Well, personally, I think that it's worth it even if the performance is identical (and it's a guarantee that it's going to be better without autodecoding - it's just a question of how much better - since it's going to have less work to do without autodecoding). Simply operating at the code point level like we do now is the worst of all worlds in terms of flexibility and correctness. As long as the Unicode is normalized, operating at the code unit level is the most efficient, and decoding is often unnecessary for correctness, and if you need to decode, then you really need to go up to the grapheme level in order to be operating on the full character, meaning that operating on code points really has the same problems as operating on code units as far as correctness goes. So, it's less performant without actually being correct. It just gives the illusion of correctness.

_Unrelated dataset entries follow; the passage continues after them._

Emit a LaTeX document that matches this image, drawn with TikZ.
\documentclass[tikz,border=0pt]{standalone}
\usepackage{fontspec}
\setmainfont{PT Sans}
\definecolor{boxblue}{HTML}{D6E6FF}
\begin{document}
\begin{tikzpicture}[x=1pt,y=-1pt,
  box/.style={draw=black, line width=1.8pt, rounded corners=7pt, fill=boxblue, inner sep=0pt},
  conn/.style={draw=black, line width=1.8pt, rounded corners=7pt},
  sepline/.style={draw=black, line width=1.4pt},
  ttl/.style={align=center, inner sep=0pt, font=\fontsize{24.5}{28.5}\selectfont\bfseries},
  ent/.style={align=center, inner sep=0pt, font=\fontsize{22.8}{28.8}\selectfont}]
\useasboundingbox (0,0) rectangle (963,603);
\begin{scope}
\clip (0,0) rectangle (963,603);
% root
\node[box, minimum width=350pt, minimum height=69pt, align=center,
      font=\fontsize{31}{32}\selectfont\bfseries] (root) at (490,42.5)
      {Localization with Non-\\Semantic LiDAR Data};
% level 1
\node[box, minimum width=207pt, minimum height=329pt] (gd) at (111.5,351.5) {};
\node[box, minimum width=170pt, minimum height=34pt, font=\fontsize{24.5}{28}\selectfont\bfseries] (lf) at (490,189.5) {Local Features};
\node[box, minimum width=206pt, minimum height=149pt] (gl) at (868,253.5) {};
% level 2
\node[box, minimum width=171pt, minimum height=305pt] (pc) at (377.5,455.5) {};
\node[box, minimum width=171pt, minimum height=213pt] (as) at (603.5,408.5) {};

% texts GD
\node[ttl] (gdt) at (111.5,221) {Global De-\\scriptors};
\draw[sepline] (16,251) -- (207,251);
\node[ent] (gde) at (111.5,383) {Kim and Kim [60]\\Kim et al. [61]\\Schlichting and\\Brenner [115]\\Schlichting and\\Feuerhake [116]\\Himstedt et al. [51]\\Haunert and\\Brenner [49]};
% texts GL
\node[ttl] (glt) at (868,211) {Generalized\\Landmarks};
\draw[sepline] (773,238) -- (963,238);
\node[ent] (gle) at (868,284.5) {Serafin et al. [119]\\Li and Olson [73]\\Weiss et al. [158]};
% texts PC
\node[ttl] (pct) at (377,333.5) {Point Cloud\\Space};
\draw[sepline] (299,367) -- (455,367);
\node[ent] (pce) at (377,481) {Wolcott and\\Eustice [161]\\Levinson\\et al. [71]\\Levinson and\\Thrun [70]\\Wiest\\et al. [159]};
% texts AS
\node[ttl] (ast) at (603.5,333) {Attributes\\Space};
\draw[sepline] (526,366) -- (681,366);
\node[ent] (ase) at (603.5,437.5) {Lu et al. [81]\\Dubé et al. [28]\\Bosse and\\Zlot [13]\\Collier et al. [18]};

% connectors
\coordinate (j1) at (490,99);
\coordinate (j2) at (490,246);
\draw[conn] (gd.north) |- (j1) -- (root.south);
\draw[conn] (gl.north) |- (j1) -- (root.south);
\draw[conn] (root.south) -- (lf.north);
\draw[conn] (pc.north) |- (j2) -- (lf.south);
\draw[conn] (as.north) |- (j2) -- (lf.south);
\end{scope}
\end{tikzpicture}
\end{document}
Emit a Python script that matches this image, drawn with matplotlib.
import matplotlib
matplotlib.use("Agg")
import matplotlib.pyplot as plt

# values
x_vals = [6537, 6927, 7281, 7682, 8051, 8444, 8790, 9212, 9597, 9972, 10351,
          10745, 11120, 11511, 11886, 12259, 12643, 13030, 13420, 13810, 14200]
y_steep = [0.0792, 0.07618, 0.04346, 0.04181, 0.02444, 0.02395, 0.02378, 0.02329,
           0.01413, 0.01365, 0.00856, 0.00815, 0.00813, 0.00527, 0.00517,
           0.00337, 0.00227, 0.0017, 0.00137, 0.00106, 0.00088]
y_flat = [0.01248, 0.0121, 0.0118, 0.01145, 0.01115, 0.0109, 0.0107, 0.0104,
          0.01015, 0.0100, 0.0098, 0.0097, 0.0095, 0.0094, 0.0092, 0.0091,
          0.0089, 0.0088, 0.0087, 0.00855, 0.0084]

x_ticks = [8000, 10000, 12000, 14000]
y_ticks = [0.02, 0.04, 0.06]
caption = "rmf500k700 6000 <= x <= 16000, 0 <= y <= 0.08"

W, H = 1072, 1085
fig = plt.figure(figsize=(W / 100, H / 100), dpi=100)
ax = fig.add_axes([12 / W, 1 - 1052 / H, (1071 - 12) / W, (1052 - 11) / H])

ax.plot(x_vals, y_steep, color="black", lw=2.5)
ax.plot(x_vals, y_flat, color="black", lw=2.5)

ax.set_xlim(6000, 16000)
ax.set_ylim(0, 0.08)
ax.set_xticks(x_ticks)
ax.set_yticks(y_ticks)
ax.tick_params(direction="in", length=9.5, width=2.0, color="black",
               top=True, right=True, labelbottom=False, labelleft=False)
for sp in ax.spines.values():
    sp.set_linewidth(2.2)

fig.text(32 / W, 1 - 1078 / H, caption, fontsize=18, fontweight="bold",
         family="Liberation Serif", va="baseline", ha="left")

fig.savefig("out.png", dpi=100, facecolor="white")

By treating strings as ranges of code units, you don't take a performance hit when you don't need to, and it forces you to actually consider something like byDchar or byGrapheme if you want to operate on full, Unicode characters. It's similar to how operating on UTF-16 code units as if they were characters (as Java and C# generally do) frequently gives the incorrect impression that you're handling Unicode correctly, because you have to work harder at coming up with characters that can't fit in a single code unit, whereas with UTF-8, anything but ASCII is screwed if you treat code units as code points. Treating code points as if they were full characters like we're doing now in Phobos with ranges just makes it that much harder to notice that you're not handling Unicode correctly.

Also, treating strings as ranges of code units makes it so that they're not so special and actually are treated like every other type of array, which eliminates a lot of the special casing that we're forced to do right now, and it eliminates all of the confusion that folks keep running into when string doesn't work with many functions, because it's not a random-access range or doesn't have length, or because the resulting range isn't the same type (copy would be a prime example of a function that doesn't work with char[] when it should). By leaving in autodecoding, we're basically leaving in technical debt in D permanently. We'll forever have to be explaining it to folks and forever have to be working around it in order to achieve either performance or correctness.

What we have now isn't performant, correct, or flexible, and we'll be forever paying for that if we don't get rid of autodecoding.

I don't criticize Andrei in the least for coming up with it, since if you don't take graphemes into account (and he didn't know about them at the time), it seems like a great idea and allows us to be correct by default and performant if we put some effort into, but after having seen how it's worked out, how much code has to be special-cased, how much confusion there is over it, and how it's not actually correct anyway, I think that it's quite clear that autodecoding was a mistake. And at this point, it's mainly a question of how we can get rid of it without being too disruptive and whether we can convince Andrei that it makes sense to make the change, since he seems to still think that autodecoding is fine in spite of the fact that it's neither performant nor correct.

It may be that the decision will be that it's too disruptive to remove autodecoding, but I think that that's really a question of whether we can find a way to do it that doesn't break tons of code rather than whether it's worth the performance or correctness gain.